“They spread out in so many directions that all efficiency was lost,” Poulsen said in a telephone interview. “The company had inherited this from Kjeld’s father, Godtfred, who was willing to try anything. At one point, he even considered building actual houses based on Lego bricks.”

Mounting Losses

Danske Bank A/S, Lego’s primary bank, stopped lending the company money in 2004 as its losses mounted. Kristiansen served on the bank’s board from 1997 to 2001.

“It was a big crisis,” Soeren Jakobsen, author of “Lego Legacy,” a book on the Lego heirs published in 2008, said by phone. “Lego’s main bank wouldn’t provide further loans and the family had to resort to financing the company with its own money and taking up a loan with a new group of banks.”

By 2004, disappointing sales, and competition from Hasbro and Mega Bloks, a competing toy line, resulted in Lego posting its third annual loss in five years. Kristiansen began to implement a turnaround plan, cutting 1,000 jobs and limiting product lines. He soon stepped aside, ceding control to a hand- picked management team led by Joergen Vig Knudstorp, who is now the company’s CEO.

Refocused Products

Knudstorp refocused the company’s product line and sold businesses he deemed unessential.

“At first I actually said, let’s not talk about strategy, let’s talk about an action plan, to address the debt, to get the cash flow,” he said in a 2011 Bloomberg Businessweek article. “But after that we did spend a lot of time on strategy, finding out what is Lego’s true identity. Things like, why do you exist? What makes you unique?”

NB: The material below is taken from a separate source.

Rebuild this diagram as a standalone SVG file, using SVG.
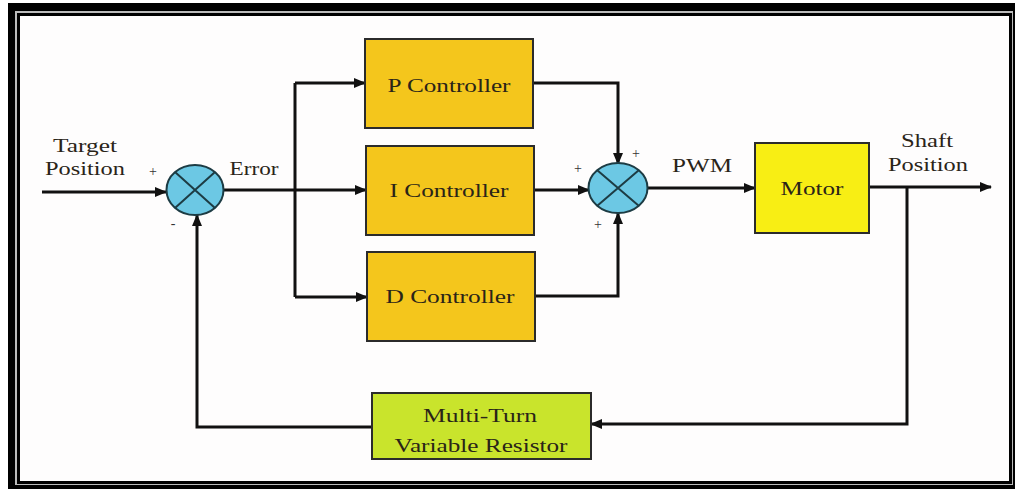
<svg xmlns="http://www.w3.org/2000/svg" width="1015" height="494" viewBox="0 0 1015 494">
<style>
.t{font-family:"Liberation Serif","Times New Roman",serif;font-size:18px;fill:#2a2418}
.s{font-family:"Liberation Serif","Times New Roman",serif;font-size:14px;fill:#333}
.box{stroke:#2b2b2b;stroke-width:2}
.ctl{fill:#F4C61C}
.sum{fill:#6CC8E4;stroke:#1d3c44;stroke-width:2}
.x{stroke:#1d3c44;stroke-width:2}
.c{fill:none;stroke:#111;stroke-width:3}
</style>
<defs>
<marker id="ah" markerUnits="userSpaceOnUse" markerWidth="12" markerHeight="10" refX="11" refY="5" orient="auto">
<path d="M0,0 L12,5 L0,10 Z" fill="#111"/>
</marker>
</defs>
<rect x="0" y="0" width="1015" height="494" fill="#fff"/>
<g id="frame">
<rect x="8" y="3" width="1007" height="486" fill="#000"/>
<rect x="15" y="11" width="998" height="474" fill="#bbb"/>
<rect x="17" y="13" width="995" height="471" fill="#000"/>
<rect x="20" y="16" width="989" height="465" fill="#fefdfd"/>
</g>
<g id="connectors">
<path class="c" d="M42,192 H166" marker-end="url(#ah)"/>
<path class="c" d="M223,190 H295"/>
<path class="c" d="M295,83 V297"/>
<path class="c" d="M295,83 H365" marker-end="url(#ah)"/>
<path class="c" d="M295,190 H366" marker-end="url(#ah)"/>
<path class="c" d="M295,297 H367" marker-end="url(#ah)"/>
<path class="c" d="M533,83 H618 V164" marker-end="url(#ah)"/>
<path class="c" d="M534,190 H589" marker-end="url(#ah)"/>
<path class="c" d="M535,296 H618 V213" marker-end="url(#ah)"/>
<path class="c" d="M647,188 H755" marker-end="url(#ah)"/>
<path class="c" d="M869,187 H991" marker-end="url(#ah)"/>
<path class="c" d="M907,187 V424 H591" marker-end="url(#ah)"/>
<path class="c" d="M372,427 H197 V215" marker-end="url(#ah)"/>
</g>
<g id="sum1">
<ellipse class="sum" cx="195" cy="190" rx="28.5" ry="25"/>
<path class="x" d="M175,172 L215,208 M215,172 L175,208"/>
</g>
<g id="sum2">
<ellipse class="sum" cx="618" cy="188" rx="29.5" ry="25"/>
<path class="x" d="M597,170 L639,206 M639,170 L597,206"/>
</g>
<g id="p">
<rect class="box ctl" x="365" y="39" width="168" height="89"/>
<text class="t" x="449" y="92" text-anchor="middle" textLength="123" lengthAdjust="spacingAndGlyphs">P Controller</text>
</g>
<g id="i">
<rect class="box ctl" x="366" y="146" width="168" height="89"/>
<text class="t" x="449" y="197" text-anchor="middle" textLength="119" lengthAdjust="spacingAndGlyphs">I Controller</text>
</g>
<g id="d">
<rect class="box ctl" x="367" y="252" width="168" height="89"/>
<text class="t" x="450" y="303" text-anchor="middle" textLength="129" lengthAdjust="spacingAndGlyphs">D Controller</text>
</g>
<g id="motor">
<rect class="box" x="755" y="143" width="114" height="90" fill="#F8EE14"/>
<text class="t" x="812" y="195" text-anchor="middle" textLength="63" lengthAdjust="spacingAndGlyphs">Motor</text>
</g>
<g id="resistor">
<rect class="box" x="372" y="393" width="219" height="66" fill="#C9E42C"/>
<text class="t" x="480" y="422" text-anchor="middle" textLength="114" lengthAdjust="spacingAndGlyphs">Multi-Turn</text>
<text class="t" x="481" y="452" text-anchor="middle" textLength="173" lengthAdjust="spacingAndGlyphs">Variable Resistor</text>
</g>
<g id="labels">
<text class="t" x="85" y="152" text-anchor="middle" textLength="64" lengthAdjust="spacingAndGlyphs">Target</text>
<text class="t" x="85" y="175" text-anchor="middle" textLength="80" lengthAdjust="spacingAndGlyphs">Position</text>
<text class="t" x="254" y="175" text-anchor="middle" textLength="49" lengthAdjust="spacingAndGlyphs">Error</text>
<text class="t" x="702" y="172" text-anchor="middle" textLength="60" lengthAdjust="spacingAndGlyphs">PWM</text>
<text class="t" x="927" y="147" text-anchor="middle" textLength="52" lengthAdjust="spacingAndGlyphs">Shaft</text>
<text class="t" x="928" y="171" text-anchor="middle" textLength="80" lengthAdjust="spacingAndGlyphs">Position</text>
<text class="s" x="153" y="176" text-anchor="middle">+</text>
<text class="s" x="173" y="228" text-anchor="middle">-</text>
<text class="s" x="636" y="158" text-anchor="middle">+</text>
<text class="s" x="578" y="173" text-anchor="middle">+</text>
<text class="s" x="598" y="229" text-anchor="middle">+</text>
</g>
</svg>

In 2011, Kristiansen restructured the family holding company for succession planning. He reduced his economic interest in Kirkbi to just over half, with the remainder divided equally between his children, Danish newspaper Jyllands-Posten reported in a May 2012 interview with Kirkbi chief executive officer, Soeren Thorup Soerensen. The Kirkbi website lists each of the four Kristiansens as a shareholder with more than 5 percent of the company.

To calculate economic interest and dividend flows, the Bloomberg index applies a 51 percent stake in Kirkbi to the elder Kristiansen and splits the remaining 49 percent among the three children.